Part Two: Las Vegas Big Smoke Saturday Seminars

Cuban Cigars

James Suckling, European editor of Cigar Aficionado and the magazine's expert on Cuban cigars, began his seminar on Cuban smokes with an invitation to the audience of cigar lovers. "I look forward to the day when we're all in Havana and can smoke a cigar," he said.

For now, Suckling is one of few who can do just that, and he spends a great deal of time in Cuba—perhaps more than any other non-Cuban cigar writer—and began his presentation with a video of his travels to the island. He showed the Malecón, the well-known seaside highway in Cuba; a fine cigar shop in Old Havana, which was stocked with Cuban smokes; El Floradita, perhaps the most famous bar in Cuba, where Hemingway used to drink icy and sweet daiquiris; Alejandro Robaina's farm in Pinar del Río, where some of Cuba's greatest tobacco is grown; El Laguito factory, the mother factory for Cohiba cigars; Suckling even got a shave from a straight razor in Havana, then celebrated with a fine smoke.

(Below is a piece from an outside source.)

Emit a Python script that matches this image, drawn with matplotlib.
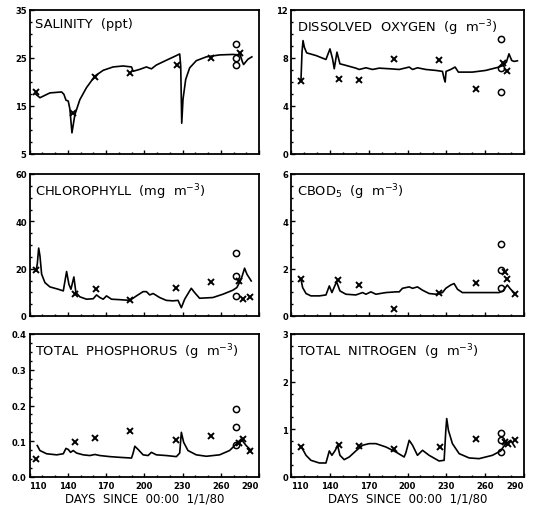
import numpy as np
import matplotlib
matplotlib.use("Agg")
import matplotlib.pyplot as plt
from matplotlib.ticker import FixedLocator, MultipleLocator, FormatStrFormatter

plt.rcParams['font.family'] = ['DejaVu Sans']
plt.rcParams['mathtext.default'] = 'regular'

x_ticks = [110, 140, 170, 200, 230, 260, 290]

# ---- salinity ----
sal_day = [115.1, 118.2, 126.0, 135.2, 137.0, 138.6, 140.4, 141.7, 143.3, 145.6, 149.5, 154.7,
           161.3, 167.8, 175.6, 183.4, 190.0, 191.3, 196.5, 201.7, 205.6, 209.5, 217.4, 223.9,
           227.8, 228.6, 229.4, 230.4, 232.5, 235.6, 240.8, 248.7, 259.1, 269.5, 275.3, 276.8,
           277.9, 281.3, 284.4]
sal_val = [17.4, 16.7, 17.7, 17.9, 17.4, 16.2, 16.0, 14.3, 9.4, 13.2, 16.3, 18.8,
           21.2, 22.4, 23.1, 23.3, 23.1, 22.2, 22.6, 23.1, 22.7, 23.5, 24.5, 25.3,
           25.8, 23.3, 11.4, 16.4, 20.5, 22.9, 24.4, 25.2, 25.6, 25.7, 25.6, 24.3,
           23.6, 24.7, 25.2]
sal_xd = [115.1, 143.8, 161.3, 188.7, 225.7, 252.6, 274.8]
sal_xv = [17.9, 13.6, 21.1, 21.8, 23.6, 24.9, 26.0]
sal_od = [271.6, 271.6, 271.6]
sal_ov = [27.9, 25.0, 23.4]
sal_ticks = [5, 15, 25, 35]

# ---- dissolved oxygen ----
do_day = [117.7, 118.5, 119.3, 120.3, 122.1, 129.3, 137.0, 140.1, 142.1, 143.4, 145.5, 147.8,
          152.4, 160.1, 162.7, 167.9, 173.0, 178.1, 185.9, 193.6, 201.3, 203.9, 207.7, 214.1,
          221.9, 227.0, 228.3, 229.1, 229.8, 233.4, 236.8, 239.3, 250.1, 260.4, 270.7, 273.8,
          276.4, 278.4, 280.5, 282.3, 284.9]
do_val = [6.12, 8.47, 9.43, 8.88, 8.41, 8.19, 7.86, 8.74, 7.92, 7.09, 8.47, 7.5,
          7.37, 7.14, 7.03, 7.17, 7.03, 7.14, 7.09, 7.03, 7.23, 7.03, 7.17, 7.03,
          6.95, 6.87, 6.26, 5.99, 6.87, 7.03, 7.23, 6.81, 6.81, 6.95, 7.23, 7.37,
          7.64, 8.33, 7.78, 7.70, 7.75]
do_xd = [117.7, 146.8, 162.2, 189.2, 224.4, 252.7, 274.0, 277.1]
do_xv = [6.07, 6.21, 6.12, 7.86, 7.83, 5.43, 7.6, 6.9]
do_od = [272.0, 272.0, 272.0]
do_ov = [9.57, 7.17, 5.16]
do_ticks = [0, 4, 8, 12]

# ---- chlorophyll ----
chl_day = [115.1, 116.1, 117.2, 118.2, 119.5, 122.1, 126.0, 132.6, 136.5, 139.1, 140.9, 142.5,
           144.8, 146.4, 149.5, 154.7, 160.0, 162.6, 165.2, 167.8, 170.4, 174.3, 180.8, 188.7,
           193.9, 199.1, 201.7, 204.3, 207.0, 212.1, 217.3, 222.5, 226.5, 229.1, 231.7, 235.6,
           236.9, 239.5, 243.4, 253.8, 261.7, 269.5, 272.6, 276.0, 278.7, 280.5, 283.9]
chl_val = [19.1, 21.9, 28.7, 25.4, 17.7, 14.1, 12.3, 11.3, 10.6, 18.8, 13.4, 11.3,
           16.5, 9.9, 8.1, 7.1, 7.3, 8.9, 7.8, 7.1, 8.5, 7.1, 6.9, 6.6,
           8.5, 10.3, 10.3, 8.9, 9.5, 7.8, 6.6, 6.4, 6.6, 3.5, 7.1, 10.6,
           11.7, 9.9, 7.5, 7.8, 9.2, 10.9, 12.0, 15.5, 20.2, 17.7, 14.8]
chl_xd = [115.1, 145.6, 161.8, 189.2, 225.2, 252.6, 274.2, 277.3, 283.1]
chl_xv = [19.3, 9.5, 11.3, 6.6, 11.7, 14.5, 14.8, 7.1, 8.2]
chl_od = [271.6, 271.6, 271.6]
chl_ov = [26.6, 16.7, 8.5]
chl_ticks = [0, 20, 40, 60]

# ---- CBOD5 ----
bod_day = [117.7, 119.0, 121.6, 125.4, 131.9, 137.0, 139.6, 141.6, 145.2, 147.8, 152.4, 160.1,
           165.3, 167.9, 171.7, 175.6, 183.3, 191.0, 193.6, 196.1, 201.3, 203.9, 207.7, 211.6,
           216.7, 221.9, 227.0, 229.6, 233.4, 236.0, 238.6, 242.4, 250.1, 260.4, 270.7, 273.8,
           277.1, 279.7, 282.3]
bod_val = [1.55, 1.2, 0.95, 0.85, 0.85, 0.89, 1.27, 0.99, 1.45, 1.06, 0.92, 0.89,
           0.99, 0.92, 1.02, 0.92, 0.99, 1.02, 1.02, 1.17, 1.23, 1.17, 1.23, 1.09,
           0.95, 0.92, 0.99, 1.17, 1.31, 1.37, 1.13, 0.99, 0.99, 0.99, 0.99, 1.06,
           1.31, 1.13, 0.99]
bod_xd = [117.7, 146.0, 162.2, 189.2, 224.4, 252.7, 275.3, 277.1, 283.1]
bod_xv = [1.55, 1.51, 1.31, 0.31, 0.99, 1.38, 1.84, 1.55, 0.95]
bod_od = [272.0, 272.0, 272.0]
bod_ov = [3.06, 1.93, 1.17]
bod_ticks = [0, 2, 4, 6]

# ---- total phosphorus ----
tp_day = [116.1, 118.2, 123.4, 131.3, 136.5, 138.6, 140.4, 142.2, 144.3, 146.9, 152.1, 157.3,
          161.3, 165.2, 173.0, 180.8, 190.0, 191.3, 192.6, 195.2, 199.1, 203.0, 205.6, 209.5,
          217.4, 225.2, 227.8, 229.1, 230.9, 234.3, 240.8, 248.7, 259.1, 266.9, 272.1, 276.0,
          279.9, 283.9]
tp_val = [0.088, 0.074, 0.065, 0.062, 0.065, 0.080, 0.077, 0.069, 0.074, 0.067, 0.062, 0.060,
          0.063, 0.060, 0.057, 0.055, 0.053, 0.067, 0.086, 0.077, 0.062, 0.060, 0.069, 0.062,
          0.060, 0.057, 0.067, 0.125, 0.097, 0.074, 0.062, 0.058, 0.062, 0.074, 0.092, 0.106,
          0.088, 0.074]
tp_xd = [115.1, 145.6, 161.3, 188.7, 225.2, 252.6, 274.2, 277.3, 283.1]
tp_xv = [0.051, 0.099, 0.110, 0.129, 0.104, 0.114, 0.095, 0.106, 0.074]
tp_od = [272.1, 272.1, 272.1]
tp_ov = [0.191, 0.139, 0.090]
tp_ticks = [0.0, 0.1, 0.2, 0.3, 0.4]

# ---- total nitrogen ----
tn_day = [117.7, 119.5, 121.6, 125.4, 131.9, 137.0, 139.6, 141.6, 144.2, 146.0, 147.8, 151.1,
          155.0, 160.1, 165.3, 170.4, 175.6, 183.3, 191.0, 197.4, 198.7, 201.3, 203.9, 207.7,
          211.6, 216.7, 224.4, 228.3, 229.6, 230.3, 231.6, 234.7, 239.9, 247.6, 255.3, 265.6,
          272.0, 275.8, 279.7, 283.0]
tn_val = [0.645, 0.56, 0.455, 0.35, 0.294, 0.294, 0.547, 0.455, 0.56, 0.666, 0.455, 0.364,
          0.42, 0.547, 0.666, 0.70, 0.70, 0.63, 0.525, 0.42, 0.505, 0.77, 0.666, 0.455,
          0.56, 0.455, 0.336, 0.35, 0.98, 1.226, 0.98, 0.70, 0.49, 0.40, 0.385, 0.455,
          0.547, 0.70, 0.77, 0.63]
tn_xd = [117.7, 146.8, 162.2, 189.7, 224.9, 253.2, 275.3, 278.0, 283.0]
tn_xv = [0.63, 0.666, 0.645, 0.58, 0.63, 0.79, 0.735, 0.70, 0.785]
tn_od = [272.0, 272.0, 272.0]
tn_ov = [0.925, 0.77, 0.525]
tn_ticks = [0, 1, 2, 3]

panels = [
    ("SALINITY  (ppt)", sal_day, sal_val, sal_xd, sal_xv, sal_od, sal_ov, sal_ticks, 2.5, '%d'),
    ("DISSOLVED  OXYGEN  (g  m$^{-3}$)", do_day, do_val, do_xd, do_xv, do_od, do_ov, do_ticks, 1, '%d'),
    ("CHLOROPHYLL  (mg  m$^{-3}$)", chl_day, chl_val, chl_xd, chl_xv, chl_od, chl_ov, chl_ticks, 5, '%d'),
    ("CBOD$_5$  (g  m$^{-3}$)", bod_day, bod_val, bod_xd, bod_xv, bod_od, bod_ov, bod_ticks, 0.5, '%d'),
    ("TOTAL  PHOSPHORUS  (g  m$^{-3}$)", tp_day, tp_val, tp_xd, tp_xv, tp_od, tp_ov, tp_ticks, 0.025, '%.1f'),
    ("TOTAL  NITROGEN  (g  m$^{-3}$)", tn_day, tn_val, tn_xd, tn_xv, tn_od, tn_ov, tn_ticks, 0.25, '%d'),
]

W, H = 535, 506
fig = plt.figure(figsize=(W / 100, H / 100), dpi=100)

# axes boxes in pixels (left, right, top, bottom)
cols = [(29.5, 259), (291, 524)]
rows = [(10.7, 155), (175, 317), (335, 478)]

for i, (title, d, v, xd, xv, od, ov, yt, ymin, fmt) in enumerate(panels):
    c = cols[i % 2]
    r = rows[i // 2]
    ax = fig.add_axes([c[0] / W, 1 - r[1] / H, (c[1] - c[0]) / W, (r[1] - r[0]) / H])
    ax.plot(d, v, color='black', lw=1.2)
    ax.plot(xd, xv, ls='none', marker='x', ms=4, mew=1.4, color='black')
    ax.plot(od, ov, ls='none', marker='o', ms=4.5, mfc='none', mec='black', mew=1.1)
    ax.set_xlim(110, 290)
    ax.set_ylim(yt[0], yt[-1])
    ax.xaxis.set_major_locator(FixedLocator(x_ticks))
    ax.xaxis.set_minor_locator(MultipleLocator(10))
    ax.yaxis.set_major_locator(FixedLocator(yt))
    ax.yaxis.set_minor_locator(MultipleLocator(ymin))
    ax.yaxis.set_major_formatter(FormatStrFormatter(fmt))
    ax.tick_params(which='both', direction='in', top=False, right=False, width=1.0)
    ax.tick_params(which='major', length=3, labelsize=6, pad=2)
    ax.tick_params(which='minor', length=1.5)
    for lab in ax.get_yticklabels() + ax.get_xticklabels():
        lab.set_fontweight('bold')
    for s in ax.spines.values():
        s.set_linewidth(1.3)
    if i < 4:
        ax.tick_params(labelbottom=False)
    else:
        ax.tick_params(axis='x', pad=3)
        xl = ax.get_xticklabels()
        xl[0].set_horizontalalignment('left')
        xl[-1].set_horizontalalignment('right')
        ax.set_xlabel("DAYS  SINCE  00:00  1/1/80", fontsize=8.5, labelpad=1)
    ax.text(0.025, 0.95, title, transform=ax.transAxes, ha='left', va='top', fontsize=9.4)

fig.savefig("out.png", dpi=100)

"My dream is to have a Big Smoke in Havana—how cool would that be?" said Suckling, to hearty applause from the sold-out crowd.

Suckling described the current state of Cuban cigar sales, which have suffered lately. Sales are down ten to 20 percent, Suckling reported. Part of that is due to the global economic recession, but another culprit is the impact of smoking bans. "This really hurts the sales of Cuban cigars," he said.

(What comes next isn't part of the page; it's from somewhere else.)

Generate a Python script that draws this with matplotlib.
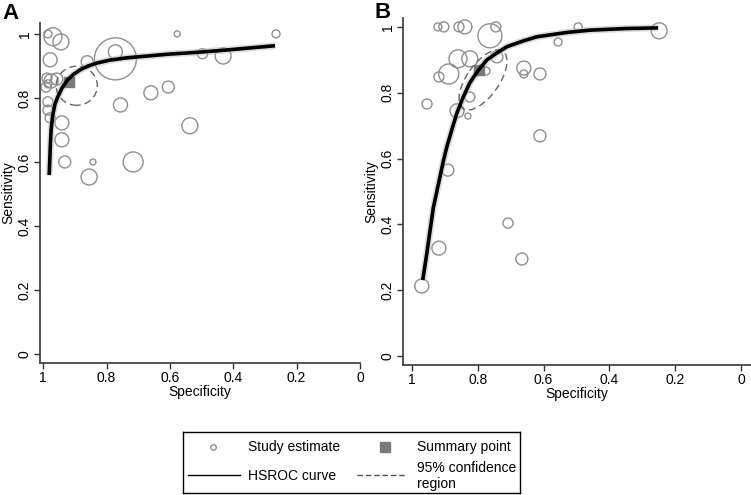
import numpy as np
import matplotlib
matplotlib.use('Agg')
import matplotlib.pyplot as plt
from matplotlib.patches import Ellipse

plt.rcParams['font.family'] = ['Liberation Sans', 'DejaVu Sans']

# panel A: study estimates (specificity, sensitivity, study weight)
spec_a = [0.985, 0.969, 0.944, 0.978, 0.861, 0.772, 0.772, 0.988, 0.975, 0.985,
          0.991, 0.957, 0.985, 0.985, 0.978, 0.941, 0.941, 0.932, 0.855, 0.843,
          0.716, 0.756, 0.660, 0.605, 0.577, 0.537, 0.497, 0.432, 0.265]
sens_a = [1.000, 0.991, 0.975, 0.919, 0.913, 0.922, 0.944, 0.862, 0.853, 0.844,
          0.834, 0.859, 0.788, 0.762, 0.738, 0.722, 0.669, 0.600, 0.553, 0.600,
          0.600, 0.778, 0.816, 0.834, 1.000, 0.713, 0.938, 0.931, 1.000]
wt_a = [4, 9, 8, 7, 6, 21, 7, 5, 7, 4, 5, 6, 5, 5, 5, 7, 7, 6, 8, 3,
        10, 7, 7, 6, 3, 8, 5, 8, 4]

# panel A: HSROC curve, summary point, confidence region
curve_spec_a = [0.981, 0.979, 0.977, 0.975, 0.970, 0.963, 0.954, 0.940, 0.923, 0.905,
                0.883, 0.860, 0.830, 0.790, 0.738, 0.670, 0.600, 0.520, 0.440, 0.360, 0.268]
curve_sens_a = [0.559, 0.610, 0.660, 0.700, 0.745, 0.780, 0.803, 0.832, 0.856, 0.873,
                0.888, 0.899, 0.909, 0.918, 0.925, 0.931, 0.937, 0.942, 0.948, 0.955, 0.963]
summary_a = (0.917, 0.850)
region_a = dict(center=(0.894, 0.838), width=0.130, height=0.122, angle=0)

# panel B
spec_b = [0.921, 0.903, 0.857, 0.839, 0.745, 0.763, 0.860, 0.824, 0.742, 0.888,
          0.918, 0.775, 0.824, 0.863, 0.830, 0.954, 0.891, 0.611, 0.660, 0.660,
          0.611, 0.556, 0.495, 0.249, 0.970, 0.918, 0.708, 0.666]
sens_b = [1.000, 1.000, 1.000, 1.000, 1.000, 0.973, 0.903, 0.903, 0.909, 0.857,
          0.848, 0.866, 0.787, 0.745, 0.729, 0.766, 0.565, 0.669, 0.875, 0.857,
          0.857, 0.954, 1.000, 0.988, 0.213, 0.328, 0.404, 0.295]
wt_b = [4, 5, 5, 7, 5, 12, 9, 8, 6, 10, 5, 4, 5, 7, 3, 5, 6, 6, 7, 4,
        6, 4, 4, 8, 7, 7, 5, 6]

curve_spec_b = [0.967, 0.955, 0.945, 0.935, 0.920, 0.905, 0.894, 0.878, 0.863, 0.845,
                0.824, 0.800, 0.772, 0.740, 0.711, 0.660, 0.620, 0.530, 0.460, 0.350, 0.252]
curve_sens_b = [0.231, 0.310, 0.380, 0.450, 0.520, 0.590, 0.635, 0.690, 0.739, 0.785,
                0.830, 0.866, 0.900, 0.922, 0.940, 0.958, 0.970, 0.983, 0.990, 0.995, 0.997]
summary_b = (0.796, 0.869)
region_b = dict(center=(0.784, 0.839), width=0.212, height=0.098, angle=125)

ticks = [1, 0.8, 0.6, 0.4, 0.2, 0]
tick_labels = ['1', '0.8', '0.6', '0.4', '0.2', '0']

circle_col = '#8f8f8f'
square_col = '#7a7a7a'
dash_col = '#666666'

fig = plt.figure(figsize=(7.51, 4.95), dpi=100)
ax_a = fig.add_axes([40 / 751, 132 / 495, 320 / 751, 340 / 495])
ax_b = fig.add_axes([403 / 751, 130 / 495, 348 / 751, 347 / 495])


def draw_panel(ax, spec, sens, wt, cspec, csens, summ, region, xlim, ylim):
    s = [(2 * r * 0.72) ** 2 for r in wt]
    ax.scatter(spec, sens, s=s, facecolors='none', edgecolors=circle_col, linewidths=1.0, zorder=2)
    ax.plot(cspec, csens, color='#bbbbbb', lw=5, alpha=0.5, solid_capstyle='butt', zorder=3)
    ax.plot(cspec, csens, color='black', lw=2.6, solid_capstyle='butt', zorder=4)
    ax.add_patch(Ellipse(region['center'], region['width'], region['height'],
                         angle=region['angle'], fill=False, ls=(0, (5, 3)),
                         edgecolor=dash_col, lw=1.0, zorder=3))
    ax.scatter([summ[0]], [summ[1]], marker='s', s=45, color=square_col, zorder=3)
    ax.set_xlim(*xlim)
    ax.set_ylim(*ylim)
    ax.set_xticks(ticks)
    ax.set_xticklabels(tick_labels)
    ax.set_yticks(ticks)
    ax.set_yticklabels(tick_labels)
    for side in ['top', 'right']:
        ax.spines[side].set_visible(False)
    for side in ['left', 'bottom']:
        ax.spines[side].set_color('#444444')
        ax.spines[side].set_linewidth(1.3)
    ax.tick_params(colors='#333333', labelcolor='black', length=4, width=1, labelsize=10, pad=2)
    ax.tick_params(axis='y', labelrotation=90)
    for lab in ax.get_yticklabels():
        lab.set_va('center')
    ax.set_xlabel('Specificity', fontsize=10, labelpad=0)
    ax.set_ylabel('Sensitivity', fontsize=10, labelpad=2)


draw_panel(ax_a, spec_a, sens_a, wt_a, curve_spec_a, curve_sens_a, summary_a, region_a,
           (1.01, 0.0), (-0.028, 1.034))
draw_panel(ax_b, spec_b, sens_b, wt_b, curve_spec_b, curve_sens_b, summary_b, region_b,
           (1.027, -0.030), (-0.027, 1.027))

fig.text(2 / 751, 1 - 3 / 495, 'A', fontsize=16, fontweight='bold', va='top', ha='left')
fig.text(375 / 751, 1 - 2 / 495, 'B', fontsize=16, fontweight='bold', va='top', ha='left')

# legend box (drawn by hand so both rows line up like the original)
lg = fig.add_axes([183 / 751, 2 / 495, 337 / 751, 61 / 495])
lg.set_xlim(0, 337)
lg.set_ylim(61, 0)
lg.set_xticks([])
lg.set_yticks([])
for sp in lg.spines.values():
    sp.set_color('black')
    sp.set_linewidth(1.0)
lg.plot([30], [15], marker='o', ls='none', mfc='none', mec=circle_col, ms=4, mew=1)
lg.text(65, 15, 'Study estimate', fontsize=10, va='center', ha='left')
lg.plot([202], [15], marker='s', ls='none', color=square_col, ms=7)
lg.text(234, 15, 'Summary point', fontsize=10, va='center', ha='left')
lg.plot([5, 57], [43, 43], color='black', lw=1)
lg.text(65, 44, 'HSROC curve', fontsize=10, va='center', ha='left')
lg.plot([174, 224], [43, 43], color='#555555', lw=1, ls=(0, (4, 2)))
lg.text(234, 44, '95% confidence\nregion', fontsize=10, va='center', ha='left', linespacing=1.15)

fig.savefig('out.png', dpi=100)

The sold-out crowd listens to James Suckling describe the world of Cuban cigars.

Cuba exports about 130 million handmade cigars a year, said Suckling, naming Europe as its largest market (accounting for some 57 percent of sales), followed by Latin America (16 percent), Asia (7 percent), then Eastern Europe (5 percent).

No matter where the cigars are sold, many ultimately end up in the hands of Americans, despite the long-running embargo prohibiting Cuban goods from entering the United States. Suckling said he vastly underestimated how many Cuban cigars were smoked by Americans, estimating the number to be around 8 to 12 million cigars per year. Officials from Habanos S.A., Cuba's cigar exporting organization, told him that they estimate the figure to be 25 million or even 50 million units per year.

James Suckling describes his visits to Cuba.

Suckling praised the Cuban cigar industry for its newfound attention to bringing out new cigars. "I think the Cubans are doing a great job with new products," he said, naming Montecristo Open (a release he initially doubted) and the Regional Editions, which he dubbed "super popular." He also dispelled the notion that the Cuban cigar industry had slashed plantings of cigar tobacco. "The Cubans need tobacco for their cigars—and they're not cutting back."

The audience had many questions about Cuba and its cigars, which Suckling answered. One involved the aging of cigars, and Suckling (a fan of smoking older smokes) gave some tips. "As a cigar ages, it loses some of its impurities, and gets more mild. You have to catch it at the right time," he said. He advised laying down bigger ring gauge cigars, such as robustos and double coronas, and stronger ones containing good amounts of ligero, the most powerful type of filler tobacco.

In closing, Suckling looked to the future, a day when Cuban cigars could be sold alongside non-Cuban smokes in the United States. He has already tasted cigars of the future, cigars made with a blend of Cuban and non-Cuban tobaccos. "Cuban tobacco goes very well with other tobaccos," he said. And his greatest dream? "One day," he said, "I would like to see a global Big Smoke."

Judging by the audience's reaction, that would be a popular event indeed.